Column, Looking Back

The first flowers of spring

Scilla Siberica

By Mary Ellen Shaw

Well, it will soon be spring… at least that is what the calendar says!

For me March is the month to change over the pine garlands on our cedar fence to something with a touch of spring. The weather tends to tease us at this time of year with an occasional warm sunny day. I like to take full advantage of that and head outside to make the switch.

I have learned over the years that people walking by our house look to see if I have decided to be rid of winter. Even if the yellow forsythia garlands get covered with snow every once in awhile, I just “dust them off” and let spring show through once again.

But when will actual flowers put in an appearance and in what order will that happen? If you are a gardener you are anxiously awaiting the real thing. Keep in mind that many of the flowers we look forward to seeing each spring need to be planted as bulbs in the fall. As they come into bloom take note of what you like so you can shop for them when autumn arrives.

In my garden snowdrops are the first to appear. They burst through the snow in March with their white blossoms facing downward. The dark green stems provide a perfect backdrop for the snow-colored flowers. If the temperature stays cool they will be around for several weeks.

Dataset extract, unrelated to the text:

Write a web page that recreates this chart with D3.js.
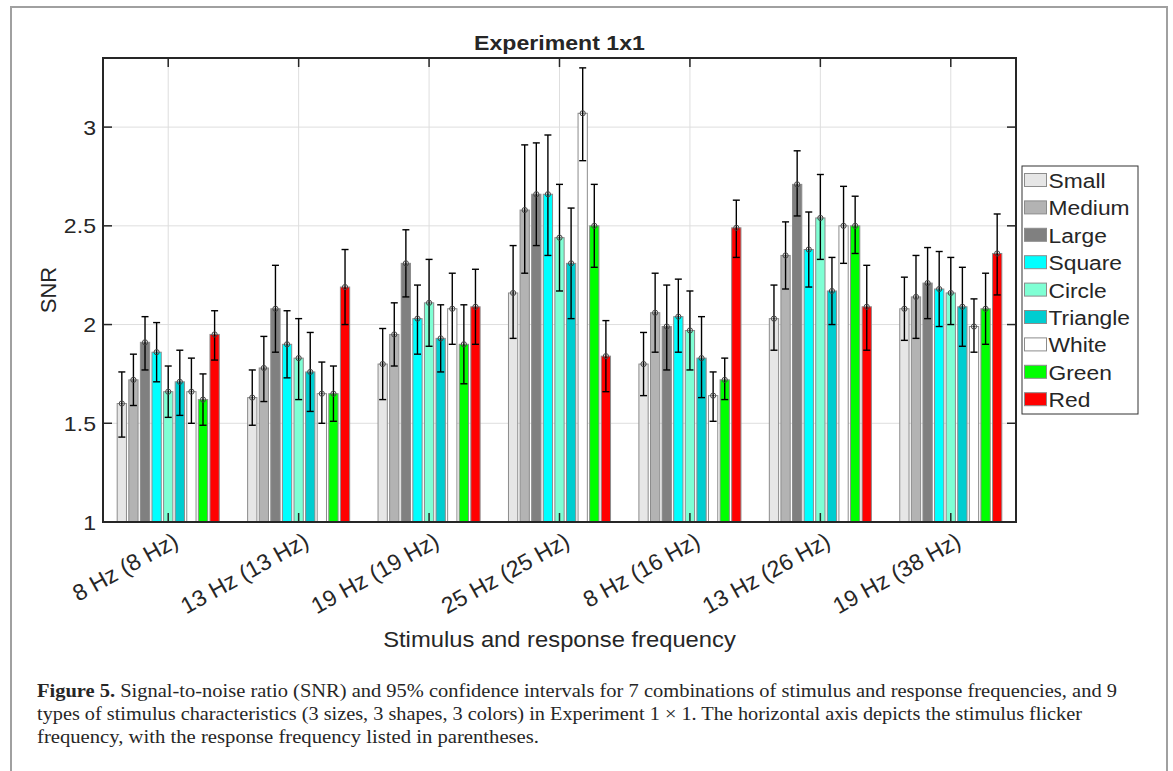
<!DOCTYPE html>
<html>
<head>
<meta charset="utf-8">
<script src="https://cdn.jsdelivr.net/npm/d3@7/dist/d3.min.js"></script>
<style>
  html, body { margin: 0; padding: 0; background: #fff; }
  svg { display: block; }
  text { font-family: "Liberation Sans", Arial, Helvetica, sans-serif; fill: #262626; }
</style>
</head>
<body>
<svg id="fig" width="1173" height="771"></svg>
<script>
// Stimulus / response frequency combinations
const categories = ["8 Hz (8 Hz)", "13 Hz (13 Hz)", "19 Hz (19 Hz)", "25 Hz (25 Hz)",
                    "8 Hz (16 Hz)", "13 Hz (26 Hz)", "19 Hz (38 Hz)"];
// Stimulus characteristics (3 sizes, 3 shapes, 3 colors)
const series = ["Small", "Medium", "Large", "Square", "Circle", "Triangle", "White", "Green", "Red"];
const seriesColors = ["#e6e6e6", "#b3b3b3", "#808080", "#00ffff", "#7fffd4", "#00cdd0", "#ffffff", "#00ff00", "#ff0000"];

// Mean SNR per series (one value per category)
const snrSmall    = [1.60, 1.63, 1.80, 2.16, 1.80, 2.03, 2.08];
const snrMedium   = [1.72, 1.78, 1.95, 2.58, 2.06, 2.35, 2.14];
const snrLarge    = [1.91, 2.08, 2.31, 2.66, 1.99, 2.71, 2.21];
const snrSquare   = [1.86, 1.90, 2.03, 2.66, 2.04, 2.38, 2.18];
const snrCircle   = [1.66, 1.83, 2.11, 2.44, 1.97, 2.54, 2.16];
const snrTriangle = [1.71, 1.76, 1.93, 2.31, 1.83, 2.17, 2.09];
const snrWhite    = [1.66, 1.65, 2.08, 3.07, 1.64, 2.50, 1.99];
const snrGreen    = [1.62, 1.65, 1.90, 2.50, 1.72, 2.50, 2.08];
const snrRed      = [1.95, 2.19, 2.09, 1.84, 2.49, 2.09, 2.36];

// Lower / upper bounds of the 95% confidence intervals
const ciLowSmall     = [1.43, 1.49, 1.62, 1.93, 1.64, 1.87, 1.92];
const ciHighSmall    = [1.76, 1.77, 1.98, 2.40, 1.96, 2.20, 2.24];
const ciLowMedium    = [1.59, 1.61, 1.79, 2.26, 1.86, 2.18, 1.93];
const ciHighMedium   = [1.85, 1.94, 2.11, 2.91, 2.26, 2.52, 2.35];
const ciLowLarge     = [1.77, 1.86, 2.14, 2.40, 1.77, 2.55, 2.03];
const ciHighLarge    = [2.04, 2.30, 2.48, 2.92, 2.20, 2.88, 2.39];
const ciLowSquare    = [1.71, 1.73, 1.85, 2.35, 1.86, 2.19, 1.99];
const ciHighSquare   = [2.01, 2.07, 2.20, 2.96, 2.23, 2.57, 2.37];
const ciLowCircle    = [1.53, 1.62, 1.89, 2.17, 1.77, 2.33, 2.00];
const ciHighCircle   = [1.79, 2.03, 2.33, 2.71, 2.17, 2.76, 2.34];
const ciLowTriangle  = [1.54, 1.56, 1.76, 2.03, 1.63, 2.00, 1.89];
const ciHighTriangle = [1.87, 1.96, 2.10, 2.59, 2.04, 2.34, 2.29];
const ciLowWhite     = [1.50, 1.50, 1.90, 2.83, 1.51, 2.31, 1.86];
const ciHighWhite    = [1.83, 1.81, 2.26, 3.30, 1.76, 2.70, 2.13];
const ciLowGreen     = [1.49, 1.51, 1.70, 2.29, 1.62, 2.36, 1.90];
const ciHighGreen    = [1.75, 1.79, 2.10, 2.71, 1.83, 2.65, 2.26];
const ciLowRed       = [1.82, 2.00, 1.90, 1.66, 2.34, 1.87, 2.15];
const ciHighRed      = [2.07, 2.38, 2.28, 2.02, 2.63, 2.30, 2.56];

const yTicks = [1, 1.5, 2, 2.5, 3];

const means  = [snrSmall, snrMedium, snrLarge, snrSquare, snrCircle, snrTriangle, snrWhite, snrGreen, snrRed];
const lows   = [ciLowSmall, ciLowMedium, ciLowLarge, ciLowSquare, ciLowCircle, ciLowTriangle, ciLowWhite, ciLowGreen, ciLowRed];
const highs  = [ciHighSmall, ciHighMedium, ciHighLarge, ciHighSquare, ciHighCircle, ciHighTriangle, ciHighWhite, ciHighGreen, ciHighRed];

const records = [];
categories.forEach((c, ci) => {
  series.forEach((s, si) => {
    records.push({ cat: c, ser: s, color: seriesColors[si],
                   v: means[si][ci], lo: lows[si][ci], hi: highs[si][ci] });
  });
});

const svg = d3.select("#fig");

// widen horizontal text slightly (font renders narrower than the original)
function stretch(sel, k) {
  sel.each(function () {
    const len = this.getComputedTextLength();
    d3.select(this).attr("textLength", len * k).attr("lengthAdjust", "spacingAndGlyphs");
  });
}

// figure frame
svg.append("rect")
  .attr("x", 11).attr("y", 7).attr("width", 1156).attr("height", 800)
  .attr("fill", "none").attr("stroke", "#a0a0a0").attr("stroke-width", 2);

const X0 = 103, X1 = 1016, Y0 = 58, Y1 = 522;

const x = d3.scaleBand().domain(categories).range([X0, X1]).padding(0);
const groupW = 106.7;
const xs = d3.scaleBand().domain(series).range([-groupW / 2, groupW / 2]).padding(0.2);
const y = d3.scaleLinear().domain([1, 3.35]).range([Y1, Y0]);

const plot = svg.append("g");

// grid
plot.append("g").selectAll("line").data(yTicks.slice(1)).join("line")
  .attr("x1", X0).attr("x2", X1)
  .attr("y1", d => y(d)).attr("y2", d => y(d))
  .attr("stroke", "#dedede").attr("stroke-width", 1);
plot.append("g").selectAll("line").data(categories).join("line")
  .attr("x1", d => x(d) + x.bandwidth() / 2).attr("x2", d => x(d) + x.bandwidth() / 2)
  .attr("y1", Y0).attr("y2", Y1)
  .attr("stroke", "#dedede").attr("stroke-width", 1);

const cx = d => x(d.cat) + x.bandwidth() / 2 + xs(d.ser) + xs.bandwidth() / 2;

// bars
plot.append("g").selectAll("rect").data(records).join("rect")
  .attr("x", d => x(d.cat) + x.bandwidth() / 2 + xs(d.ser))
  .attr("width", xs.bandwidth())
  .attr("y", d => y(d.v))
  .attr("height", d => y(1) - y(d.v))
  .attr("fill", d => d.color)
  .attr("stroke", "#8c8c8c").attr("stroke-width", 1);

// confidence intervals
const eb = plot.append("g").attr("stroke", "#000").attr("stroke-width", 1.4);
eb.selectAll("line.v").data(records).join("line").attr("class", "v")
  .attr("x1", cx).attr("x2", cx)
  .attr("y1", d => y(d.lo)).attr("y2", d => y(d.hi));
eb.selectAll("line.t").data(records).join("line").attr("class", "t")
  .attr("x1", d => cx(d) - 3.5).attr("x2", d => cx(d) + 3.5)
  .attr("y1", d => y(d.hi)).attr("y2", d => y(d.hi));
eb.selectAll("line.b").data(records).join("line").attr("class", "b")
  .attr("x1", d => cx(d) - 3.5).attr("x2", d => cx(d) + 3.5)
  .attr("y1", d => y(d.lo)).attr("y2", d => y(d.lo));

// mean markers
plot.append("g").selectAll("circle").data(records).join("circle")
  .attr("cx", cx).attr("cy", d => y(d.v)).attr("r", 2.6)
  .attr("fill", "none").attr("stroke", "#444").attr("stroke-width", 1);

// axes box and ticks
const axisColor = "#262626";
const tickLen = 9;
const ticks = svg.append("g").attr("stroke", axisColor).attr("stroke-width", 1.5);
categories.forEach(c => {
  const tx = x(c) + x.bandwidth() / 2;
  ticks.append("line").attr("x1", tx).attr("x2", tx).attr("y1", Y1).attr("y2", Y1 - tickLen);
  ticks.append("line").attr("x1", tx).attr("x2", tx).attr("y1", Y0).attr("y2", Y0 + tickLen);
});
yTicks.forEach(t => {
  ticks.append("line").attr("x1", X0).attr("x2", X0 + tickLen).attr("y1", y(t)).attr("y2", y(t));
  ticks.append("line").attr("x1", X1).attr("x2", X1 - tickLen).attr("y1", y(t)).attr("y2", y(t));
});
svg.append("rect").attr("x", X0).attr("y", Y0).attr("width", X1 - X0).attr("height", Y1 - Y0)
  .attr("fill", "none").attr("stroke", axisColor).attr("stroke-width", 2);

// y tick labels
svg.append("g").selectAll("text").data(yTicks).join("text")
  .attr("x", 96).attr("y", d => y(d)).attr("dy", "0.36em")
  .attr("text-anchor", "end").attr("font-size", 21)
  .text(d => d3.format("~g")(d))
  .call(stretch, 1.1);

// x tick labels (rotated)
svg.append("g").selectAll("text").data(categories).join("text")
  .attr("transform", d => `translate(${x(d) + x.bandwidth() / 2 + 3},${Y1 + 8}) rotate(-29)`)
  .attr("dy", "0.78em")
  .attr("text-anchor", "end").attr("font-size", 23)
  .text(d => d);

// axis titles
svg.append("text").attr("x", (X0 + X1) / 2).attr("y", 647)
  .attr("text-anchor", "middle").attr("font-size", 22)
  .text("Stimulus and response frequency").call(stretch, 1.08);
svg.append("text")
  .attr("transform", `translate(56,${(Y0 + Y1) / 2}) rotate(-90)`)
  .attr("text-anchor", "middle").attr("font-size", 22)
  .text("SNR");
svg.append("text").attr("x", (X0 + X1) / 2).attr("y", 50)
  .attr("text-anchor", "middle").attr("font-size", 21).attr("font-weight", "bold")
  .attr("fill", "#000")
  .text("Experiment 1x1").call(stretch, 1.1);

// legend
const lg = svg.append("g");
lg.append("rect").attr("x", 1022).attr("y", 166).attr("width", 116).attr("height", 248)
  .attr("fill", "#fff").attr("stroke", "#333").attr("stroke-width", 1);
const pitch = 27.4;
series.forEach((s, i) => {
  const cy = 180 + i * pitch;
  lg.append("rect").attr("x", 1024.5).attr("y", cy - 6.5).attr("width", 22).attr("height", 13)
    .attr("fill", seriesColors[i]).attr("stroke", "#8c8c8c").attr("stroke-width", 1);
  lg.append("text").attr("x", 1048.5).attr("y", cy + 8)
    .attr("font-size", 20).attr("fill", "#000").text(s).call(stretch, 1.14);
});

// caption
const cap = svg.append("g");
const capLines = [
  { y: 697, end: 1117, bold: "Figure 5.", rest: " Signal-to-noise ratio (SNR) and 95% confidence intervals for 7 combinations of stimulus and response frequencies, and 9" },
  { y: 720, end: 1082, bold: "", rest: "types of stimulus characteristics (3 sizes, 3 shapes, 3 colors) in Experiment 1 \u00d7 1. The horizontal axis depicts the stimulus flicker" },
  { y: 743, end: 539, bold: "", rest: "frequency, with the response frequency listed in parentheses." }
];
capLines.forEach(l => {
  const t = cap.append("text").attr("x", 37).attr("y", l.y).attr("font-size", 19)
    .style("font-family", "'Liberation Serif', 'Times New Roman', serif").attr("fill", "#111");
  if (l.bold) t.append("tspan").attr("font-weight", "bold").text(l.bold);
  t.append("tspan").text(l.rest);
  t.attr("textLength", l.end - 37).attr("lengthAdjust", "spacingAndGlyphs");
});
</script>
</body>
</html>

Late March is when the hellebores appear. These are more commonly known as Lenten Rose. They do well in shade and come in a variety of colors. Mine are bi-colored. Some are cream and rose and the others are cream and chartreuse. Just like the snowdrops their petals face down but their stems are long enough that I can cut the flowers and use them in a bouquet. I like to put them in a vase along with a few small cypress branches taken from shrubs in the yard. It’s a fun time of year to look around your property and get creative.

Glory of the Snow is another choice when looking for early flowers that can be found poking their heads out of the snow. Their blue petals have a white center and the flowers face upward. They are star shaped and have six petals. In order to make a statement they should be planted in large groups as their height is only about 6 inches.

So what comes next? Crocuses can be seen bursting through the ground in early spring. Their extensive color palette makes them a great addition to any garden. Yellow, lavender and white show up better against the brown soil or mulch but if you mix purple or orange among the other colors they are stunning. They come in varieties with larger blossoms that are more visible. The best thing about crocuses is that they multiply giving you even more color over the years. To get the maximum effect plant them in groups of a dozen or more.

Scillas bloom at the same time as crocuses and provide the opportunity for blue flowers, which is a hard color to find. The scilla siberica are quite short at 4” so large groups are essential for impact with this flower. Besides being a part of your garden they also look nice under shrubs or at the base of trees. There is a larger scilla called scilla campanulata that has a 12-to-15-inch stem and bell-shaped flowers. They bloom a little later in spring and come in lavender, pink and white.

I’ll take a “look forward” to the next round of bulb flowers in my April column. Until then have fun looking at garden catalogs and remember spring is just around the corner!